A história de S. Bernardo se passa na década de trinta. O narrador, Paulo Honório (Othon Bastos), escreve suas memórias, revisitando friamente dramas de sua vida e conflitos interiores que até então permaneciam inexplicáveis. Sertanejo de origem humilde, determinado a ascender socialmente, faz fortuna como caixeiro-viajante e agiota. Numa manobra financeira, assume a decadente propriedade São Bernardo, fazenda tradicional do município de Viçosa, Alagoas, transformando o inepto e endividado ex-dono das terras em seu empregado. Recupera a fazenda, expande a sua cultura, introduz máquinas para tratamento do algodão, entra na sociedade local. Desejando um herdeiro para um dia assumir o fruto da acumulação do capital, firma um contrato de casamento com a professora da cidade, Madalena (Isabel Ribeiro). O casamento se consuma, mas gradativamente as diferenças entre eles se acentuam. Paulo Honório é brutal no trato com os empregados, cujo trabalho explora impiedosamente; Madalena tem consciência social e se solidariza com os oprimidos. Seu humanismo e sensibilidade se chocam com a rudeza do marido. O fazendeiro torna-se paranóico e passa a imaginar que a mulher o trai. Persegue-a em busca de provas da traição. Madalena não suporta a pressão e se suicida.
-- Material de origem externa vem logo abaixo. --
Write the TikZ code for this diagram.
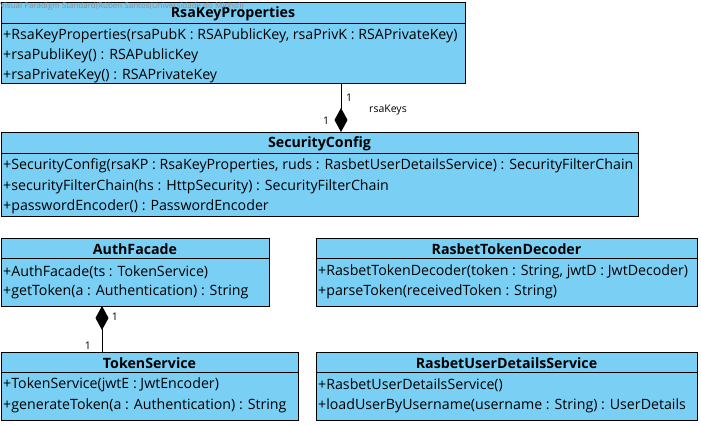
\documentclass[tikz,border=0pt]{standalone}
\usepackage{fontspec}
\setmainfont{Open Sans}
\usetikzlibrary{arrows.meta}
\definecolor{vpblue}{RGB}{122,207,245}
\begin{document}
\begin{tikzpicture}[x=1pt,y=-1pt,
  cls/.style={draw=black, fill=vpblue, line width=0.8pt, anchor=north west, inner sep=0, outer sep=0},
  hdr/.style={font=\fontsize{14.2}{16}\selectfont\bfseries, inner sep=0},
  row/.style={anchor=west, inner sep=0, font=\fontsize{14.2}{16}\selectfont},
  lbl/.style={inner sep=0, font=\fontsize{10.5}{12}\selectfont},
  comp/.style={line width=0.8pt}]
\useasboundingbox (0,0) rectangle (701,425);

% RsaKeyProperties
\node[cls, minimum width=464pt, minimum height=81pt] (rsa) at (1,2) {};
\draw[line width=0.8pt] ([yshift=-21pt]rsa.north west) -- ([yshift=-21pt]rsa.north east);
\node[hdr] (rsaT) at ([yshift=-12pt]rsa.north) {RsaKeyProperties};
\node[row] (rsa1) at ([shift={(2pt,-34pt)}]rsa.north west) {+RsaKeyProperties(rsaPubK : RSAPublicKey, rsaPrivK : RSAPrivateKey)};
\node[row] (rsa2) at ([shift={(2pt,-54pt)}]rsa.north west) {+rsaPubliKey() : RSAPublicKey};
\node[row] (rsa3) at ([shift={(2pt,-74pt)}]rsa.north west) {+rsaPrivateKey() : RSAPrivateKey};

% SecurityConfig
\node[cls, minimum width=637pt, minimum height=84pt] (sec) at (1,132) {};
\draw[line width=0.8pt] ([yshift=-21pt]sec.north west) -- ([yshift=-21pt]sec.north east);
\node[hdr] (secT) at ([yshift=-12pt]sec.north) {SecurityConfig};
\node[row] (sec1) at ([shift={(2pt,-34pt)}]sec.north west) {+SecurityConfig(rsaKP : RsaKeyProperties, ruds : RasbetUserDetailsService) : SecurityFilterChain};
\node[row] (sec2) at ([shift={(2pt,-54.5pt)}]sec.north west) {+securityFilterChain(hs : HttpSecurity) : SecurityFilterChain};
\node[row] (sec3) at ([shift={(2pt,-75pt)}]sec.north west) {+passwordEncoder() : PasswordEncoder};

% AuthFacade
\node[cls, minimum width=268pt, minimum height=68pt] (auth) at (1,238) {};
\draw[line width=0.8pt] ([yshift=-20pt]auth.north west) -- ([yshift=-20pt]auth.north east);
\node[hdr] (authT) at ([yshift=-11.5pt]auth.north) {AuthFacade};
\node[row] (auth1) at ([shift={(2pt,-34pt)}]auth.north west) {+AuthFacade(ts : TokenService)};
\node[row] (auth2) at ([shift={(2pt,-54pt)}]auth.north west) {+getToken(a : Authentication) : String};

% RasbetTokenDecoder
\node[cls, minimum width=381pt, minimum height=68pt] (dec) at (316,238) {};
\draw[line width=0.8pt] ([yshift=-20pt]dec.north west) -- ([yshift=-20pt]dec.north east);
\node[hdr] (decT) at ([yshift=-11.5pt]dec.north) {RasbetTokenDecoder};
\node[row] (dec1) at ([shift={(2pt,-34pt)}]dec.north west) {+RasbetTokenDecoder(token : String, jwtD : JwtDecoder)};
\node[row] (dec2) at ([shift={(2pt,-54pt)}]dec.north west) {+parseToken(receivedToken : String)};

% TokenService
\node[cls, minimum width=297pt, minimum height=68pt] (tok) at (1,352) {};
\draw[line width=0.8pt] ([yshift=-20pt]tok.north west) -- ([yshift=-20pt]tok.north east);
\node[hdr] (tokT) at ([yshift=-11.5pt]tok.north) {TokenService};
\node[row] (tok1) at ([shift={(2pt,-33pt)}]tok.north west) {+TokenService(jwtE : JwtEncoder)};
\node[row] (tok2) at ([shift={(2pt,-54pt)}]tok.north west) {+generateToken(a : Authentication) : String};

% RasbetUserDetailsService
\node[cls, minimum width=381pt, minimum height=68pt] (uds) at (316,352) {};
\draw[line width=0.8pt] ([yshift=-20pt]uds.north west) -- ([yshift=-20pt]uds.north east);
\node[hdr] (udsT) at ([yshift=-11.5pt]uds.north) {RasbetUserDetailsService};
\node[row] (uds1) at ([shift={(2pt,-33pt)}]uds.north west) {+RasbetUserDetailsService()};
\node[row] (uds2) at ([shift={(2pt,-54pt)}]uds.north west) {+loadUserByUsername(username : String) : UserDetails};

% composition rsaKeys
\draw[comp, -{Diamond[length=24pt,width=13pt]}] ([xshift=340pt]rsa.south west) -- ([xshift=340pt]sec.north west);
\node[lbl] (m1) at (349,98) {1};
\node[lbl] (m2) at (326,121) {1};
\node[lbl] (rk) at (388,110) {rsaKeys};

% composition AuthFacade - TokenService
\draw[comp, {Diamond[length=24pt,width=13pt]}-] ([xshift=101pt]auth.south west) -- ([xshift=101pt]tok.north west);
\node[lbl] (m3) at (115,317) {1};
\node[lbl] (m4) at (88,346) {1};

% watermark
\node[anchor=west, inner sep=0, font=\fontsize{8}{9}\selectfont, text=black!45] (wm) at (0,6) {Visual Paradigm Standard(Rúben Santos(Universidade do Minho))};
\end{tikzpicture}
\end{document}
Paulo Honório penosamente tenta assumir a consciência de seus atos. “Creio que nem sempre fui egoísta e brutal. A profissão é que me deu qualidades tão ruins. E a desconfiança que me aponta inimigo em toda a parte! A desconfiança é também consequência da profissão. Foi este modo de vida que me inutilizou.”
São Bernardo é ao mesmo tempo uma análise psicológica (do drama existencial do protagonista) e uma análise social (crítica ao capitalismo latifundiário) realizado com um rigor e contenção idênticos ao dos romances de Graciliano. Para obter esta identificação estética entre o livro e o filme, Hirszman usou cenas longas com planos fixos (v. g. o monólogo de Madalena na igreja; Paulo Honório sentado na mesa após a morte da esposa resumindo sua vida marcada pela volúpia da posse e pelo arbítrio); voz over constante do narrador; quase total ausência de close-ups e planos-contraplanos; profundidade de campo; diálogos rápidos e precisos ditos magnificamente pelos atores, entre os quais se destacam naturalmente Othon Bastos e Isabel Ribeiro, muito bem acompanhados por um elenco de coadjuvantes de comprovada experiência no cinema no teatro ou na televisão como Nildo Parente, Vanda Lacerda, Mário Lago, Joffre Soares, Josef Guerreiro, Ângelo Labanca, José Policena, Rodolfo Arena.
A fotografia de Lauro Escorel (para a qual contribuiu também o admirável senso de composição do diretor) é primorosa (notando-se a reprodução na tela do tom ocre do sertão em interiores) assim como a cenografia e figurinos de Luis Carlos Ripper, a montagem de Eduardo Escorel e a acertadíssima música em tom de aboio e lamento de Caetano Veloso.
Esta fiel adaptação da obra de Graciliano Ramos foi feita sob estritas limitações financeiras e técnicas contornadas habilmente por Hirszman e teve problemas com a censura, que só liberou o filme depois que a Conferência dos Bispos do Brasil (CNBB), lhe outorgou o prêmio Margarida de Prata, conferido anualmente ao filme que melhor represente temáticas centradas sobre os valores humanos, éticos e espirituais.